= Task details =
Return every line of the data below that includes the string "React".

— start Given data —

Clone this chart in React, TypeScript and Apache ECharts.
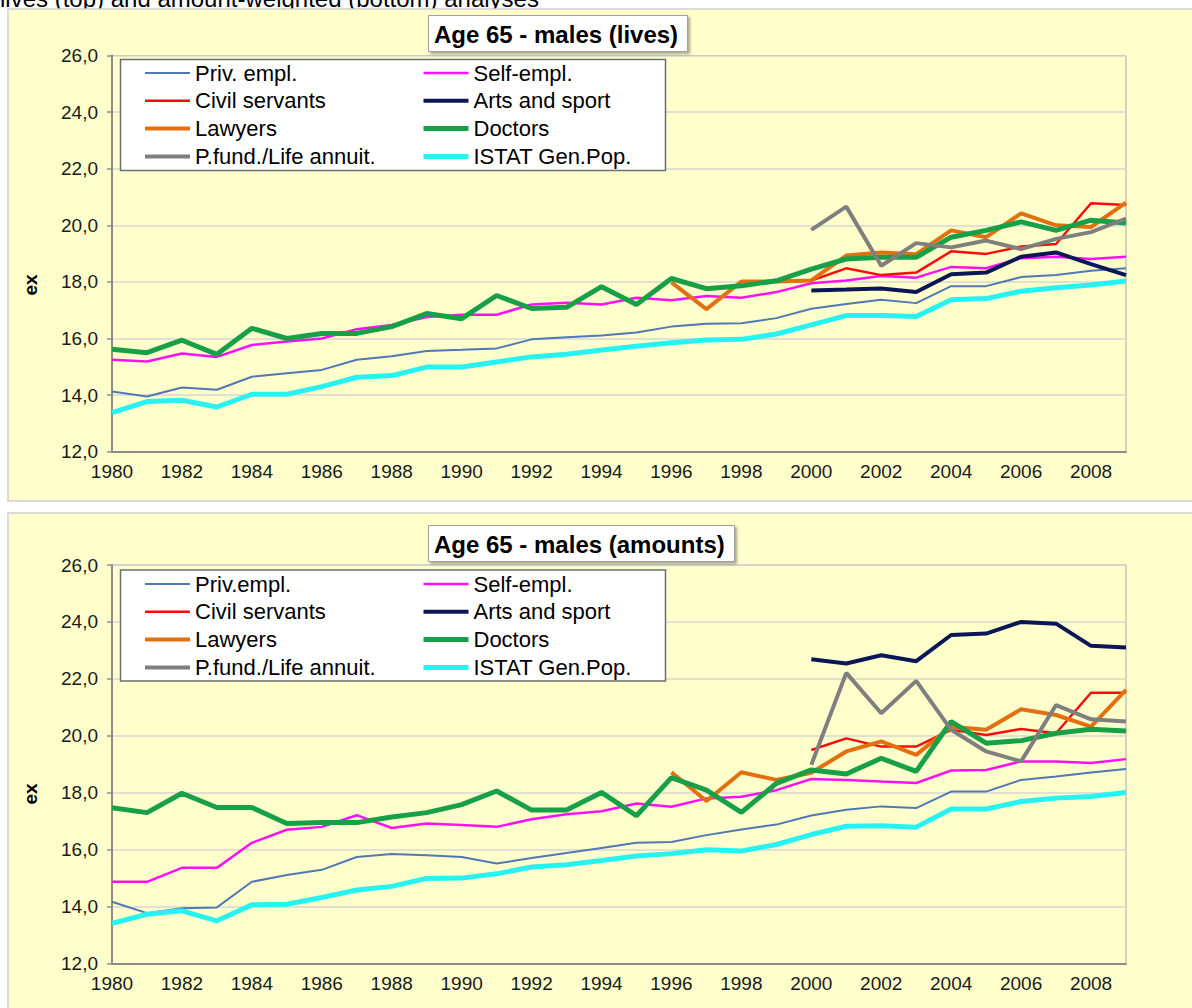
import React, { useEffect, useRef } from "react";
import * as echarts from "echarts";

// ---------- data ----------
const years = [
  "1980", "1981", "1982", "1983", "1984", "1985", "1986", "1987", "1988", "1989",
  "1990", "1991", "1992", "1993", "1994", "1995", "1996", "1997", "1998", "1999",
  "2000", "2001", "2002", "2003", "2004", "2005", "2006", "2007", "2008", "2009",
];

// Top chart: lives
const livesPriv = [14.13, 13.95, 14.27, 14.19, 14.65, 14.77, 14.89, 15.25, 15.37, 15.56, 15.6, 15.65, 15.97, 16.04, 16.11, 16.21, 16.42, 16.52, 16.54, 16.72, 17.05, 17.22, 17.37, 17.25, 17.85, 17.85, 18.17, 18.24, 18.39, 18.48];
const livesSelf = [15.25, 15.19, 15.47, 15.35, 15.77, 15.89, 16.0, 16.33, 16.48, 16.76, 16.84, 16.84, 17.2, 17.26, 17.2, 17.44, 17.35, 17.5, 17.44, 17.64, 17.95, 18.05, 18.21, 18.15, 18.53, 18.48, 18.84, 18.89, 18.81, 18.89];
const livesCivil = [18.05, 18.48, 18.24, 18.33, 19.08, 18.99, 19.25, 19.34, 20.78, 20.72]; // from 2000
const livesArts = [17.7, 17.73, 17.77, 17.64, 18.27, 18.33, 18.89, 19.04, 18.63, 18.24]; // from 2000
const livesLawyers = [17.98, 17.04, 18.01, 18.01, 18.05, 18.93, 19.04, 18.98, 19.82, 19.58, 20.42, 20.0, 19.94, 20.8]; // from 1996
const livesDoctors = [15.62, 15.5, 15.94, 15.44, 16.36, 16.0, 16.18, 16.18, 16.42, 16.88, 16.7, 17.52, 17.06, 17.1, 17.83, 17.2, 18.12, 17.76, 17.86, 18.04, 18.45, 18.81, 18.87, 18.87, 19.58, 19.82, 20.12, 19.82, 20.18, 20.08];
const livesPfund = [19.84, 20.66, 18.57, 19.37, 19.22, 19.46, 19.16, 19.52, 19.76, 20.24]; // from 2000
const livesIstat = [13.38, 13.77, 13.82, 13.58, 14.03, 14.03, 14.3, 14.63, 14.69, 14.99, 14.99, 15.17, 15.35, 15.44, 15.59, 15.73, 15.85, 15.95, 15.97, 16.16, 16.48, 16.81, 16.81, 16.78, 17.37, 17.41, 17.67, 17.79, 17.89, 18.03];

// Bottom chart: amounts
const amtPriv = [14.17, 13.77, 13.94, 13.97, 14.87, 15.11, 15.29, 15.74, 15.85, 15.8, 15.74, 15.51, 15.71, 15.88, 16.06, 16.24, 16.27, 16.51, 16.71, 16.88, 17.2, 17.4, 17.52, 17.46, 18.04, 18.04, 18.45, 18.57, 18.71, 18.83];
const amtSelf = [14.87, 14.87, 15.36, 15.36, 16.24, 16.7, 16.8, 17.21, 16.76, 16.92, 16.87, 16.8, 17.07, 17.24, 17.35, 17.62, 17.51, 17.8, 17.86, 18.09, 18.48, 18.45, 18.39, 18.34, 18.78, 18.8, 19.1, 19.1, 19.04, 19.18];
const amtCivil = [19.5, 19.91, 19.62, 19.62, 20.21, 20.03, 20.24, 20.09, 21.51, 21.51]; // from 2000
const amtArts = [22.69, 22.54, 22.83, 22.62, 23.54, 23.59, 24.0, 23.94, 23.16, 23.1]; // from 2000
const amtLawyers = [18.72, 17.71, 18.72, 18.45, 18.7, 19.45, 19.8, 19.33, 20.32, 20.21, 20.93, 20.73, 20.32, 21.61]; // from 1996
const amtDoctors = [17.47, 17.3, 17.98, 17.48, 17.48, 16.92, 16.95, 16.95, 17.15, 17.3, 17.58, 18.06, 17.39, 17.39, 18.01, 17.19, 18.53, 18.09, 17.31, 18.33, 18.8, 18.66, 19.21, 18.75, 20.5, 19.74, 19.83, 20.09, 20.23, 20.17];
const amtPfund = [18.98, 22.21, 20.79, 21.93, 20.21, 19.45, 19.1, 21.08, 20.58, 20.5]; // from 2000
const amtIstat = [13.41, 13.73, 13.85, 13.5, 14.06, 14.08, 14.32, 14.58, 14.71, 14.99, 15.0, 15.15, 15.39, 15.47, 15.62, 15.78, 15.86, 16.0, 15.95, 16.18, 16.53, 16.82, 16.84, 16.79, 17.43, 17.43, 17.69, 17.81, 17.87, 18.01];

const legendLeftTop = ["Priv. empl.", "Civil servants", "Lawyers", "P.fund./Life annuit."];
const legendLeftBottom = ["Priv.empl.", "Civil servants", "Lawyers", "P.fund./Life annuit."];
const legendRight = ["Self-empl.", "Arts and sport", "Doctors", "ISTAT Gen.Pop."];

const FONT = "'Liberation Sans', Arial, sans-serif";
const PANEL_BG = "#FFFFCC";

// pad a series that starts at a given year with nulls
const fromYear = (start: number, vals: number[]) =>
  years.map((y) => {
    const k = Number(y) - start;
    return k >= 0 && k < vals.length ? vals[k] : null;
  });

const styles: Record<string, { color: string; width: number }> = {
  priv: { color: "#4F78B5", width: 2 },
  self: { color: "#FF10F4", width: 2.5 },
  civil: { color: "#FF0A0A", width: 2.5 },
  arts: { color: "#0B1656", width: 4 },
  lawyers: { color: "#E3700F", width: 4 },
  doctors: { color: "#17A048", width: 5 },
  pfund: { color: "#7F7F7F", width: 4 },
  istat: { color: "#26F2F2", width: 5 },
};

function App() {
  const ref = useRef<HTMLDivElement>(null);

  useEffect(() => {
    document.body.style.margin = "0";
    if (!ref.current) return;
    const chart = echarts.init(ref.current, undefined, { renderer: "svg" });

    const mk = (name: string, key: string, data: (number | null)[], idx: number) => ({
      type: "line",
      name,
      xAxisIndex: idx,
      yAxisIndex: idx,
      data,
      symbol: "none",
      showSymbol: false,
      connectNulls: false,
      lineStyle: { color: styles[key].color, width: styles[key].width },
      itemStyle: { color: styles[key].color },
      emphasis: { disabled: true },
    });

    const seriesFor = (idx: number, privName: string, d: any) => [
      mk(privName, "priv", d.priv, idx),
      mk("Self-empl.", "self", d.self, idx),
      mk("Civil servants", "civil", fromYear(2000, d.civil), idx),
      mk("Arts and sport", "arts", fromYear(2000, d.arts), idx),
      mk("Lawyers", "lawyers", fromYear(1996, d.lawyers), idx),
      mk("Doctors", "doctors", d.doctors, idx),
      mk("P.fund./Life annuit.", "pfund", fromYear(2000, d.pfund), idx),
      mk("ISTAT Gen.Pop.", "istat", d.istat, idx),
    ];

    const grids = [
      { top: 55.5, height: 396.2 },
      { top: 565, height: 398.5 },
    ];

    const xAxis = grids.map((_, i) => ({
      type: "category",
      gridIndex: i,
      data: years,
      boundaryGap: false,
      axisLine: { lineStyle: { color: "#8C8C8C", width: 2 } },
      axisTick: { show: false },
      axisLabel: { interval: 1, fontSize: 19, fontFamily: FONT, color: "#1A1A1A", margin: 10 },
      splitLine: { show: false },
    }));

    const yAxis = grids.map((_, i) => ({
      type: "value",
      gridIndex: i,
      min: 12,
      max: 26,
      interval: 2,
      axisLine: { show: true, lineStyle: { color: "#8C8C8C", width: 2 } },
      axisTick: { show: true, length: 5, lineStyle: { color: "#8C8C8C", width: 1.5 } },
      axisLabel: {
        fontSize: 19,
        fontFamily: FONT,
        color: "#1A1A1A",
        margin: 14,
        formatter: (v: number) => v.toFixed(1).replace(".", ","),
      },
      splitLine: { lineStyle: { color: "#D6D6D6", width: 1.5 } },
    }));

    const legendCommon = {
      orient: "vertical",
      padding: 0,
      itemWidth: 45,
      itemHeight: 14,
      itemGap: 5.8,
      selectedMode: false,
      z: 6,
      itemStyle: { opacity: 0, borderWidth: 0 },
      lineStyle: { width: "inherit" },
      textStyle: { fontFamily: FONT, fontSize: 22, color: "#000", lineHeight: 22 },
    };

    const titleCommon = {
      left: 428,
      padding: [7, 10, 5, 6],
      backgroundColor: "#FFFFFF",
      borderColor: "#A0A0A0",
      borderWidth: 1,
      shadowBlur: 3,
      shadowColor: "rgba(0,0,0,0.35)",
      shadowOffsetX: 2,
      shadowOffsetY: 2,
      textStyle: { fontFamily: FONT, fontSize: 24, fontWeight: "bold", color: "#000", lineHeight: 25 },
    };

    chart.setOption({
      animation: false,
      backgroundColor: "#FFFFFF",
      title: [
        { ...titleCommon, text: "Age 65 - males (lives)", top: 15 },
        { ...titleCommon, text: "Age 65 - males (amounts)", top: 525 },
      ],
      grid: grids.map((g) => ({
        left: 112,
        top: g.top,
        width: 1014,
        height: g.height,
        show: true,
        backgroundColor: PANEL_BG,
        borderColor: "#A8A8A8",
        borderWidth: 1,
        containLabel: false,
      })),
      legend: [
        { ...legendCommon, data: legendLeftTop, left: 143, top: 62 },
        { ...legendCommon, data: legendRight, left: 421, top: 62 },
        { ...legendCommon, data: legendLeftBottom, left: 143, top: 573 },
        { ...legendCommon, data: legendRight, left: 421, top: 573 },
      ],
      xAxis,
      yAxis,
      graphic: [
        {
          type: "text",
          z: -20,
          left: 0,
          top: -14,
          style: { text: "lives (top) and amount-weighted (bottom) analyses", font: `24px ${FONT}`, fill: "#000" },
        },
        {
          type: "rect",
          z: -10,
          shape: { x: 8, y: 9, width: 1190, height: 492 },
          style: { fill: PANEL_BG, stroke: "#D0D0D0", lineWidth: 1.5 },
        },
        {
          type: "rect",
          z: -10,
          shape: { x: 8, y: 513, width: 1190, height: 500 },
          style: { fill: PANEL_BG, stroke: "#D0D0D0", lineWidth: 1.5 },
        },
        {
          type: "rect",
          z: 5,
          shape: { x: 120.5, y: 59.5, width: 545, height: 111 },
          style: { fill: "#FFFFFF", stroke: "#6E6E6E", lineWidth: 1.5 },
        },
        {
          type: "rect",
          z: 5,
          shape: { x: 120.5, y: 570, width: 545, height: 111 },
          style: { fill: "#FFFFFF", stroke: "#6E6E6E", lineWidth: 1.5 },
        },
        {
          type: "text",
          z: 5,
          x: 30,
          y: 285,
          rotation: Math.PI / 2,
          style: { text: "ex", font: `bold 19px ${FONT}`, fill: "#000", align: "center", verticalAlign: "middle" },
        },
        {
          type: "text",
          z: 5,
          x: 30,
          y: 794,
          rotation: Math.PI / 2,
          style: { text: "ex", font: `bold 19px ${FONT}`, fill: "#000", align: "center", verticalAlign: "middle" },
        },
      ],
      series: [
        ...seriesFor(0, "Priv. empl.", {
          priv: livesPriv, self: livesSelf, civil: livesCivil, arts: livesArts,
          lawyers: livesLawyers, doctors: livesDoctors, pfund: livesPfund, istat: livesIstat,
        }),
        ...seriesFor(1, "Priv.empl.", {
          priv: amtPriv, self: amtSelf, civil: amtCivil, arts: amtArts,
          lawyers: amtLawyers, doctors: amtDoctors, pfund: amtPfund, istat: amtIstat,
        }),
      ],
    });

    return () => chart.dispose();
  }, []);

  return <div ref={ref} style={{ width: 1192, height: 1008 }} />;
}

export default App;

— end Given data —

= Solution =
Clone this chart in React, TypeScript and Apache ECharts.
import React, { useEffect, useRef } from "react";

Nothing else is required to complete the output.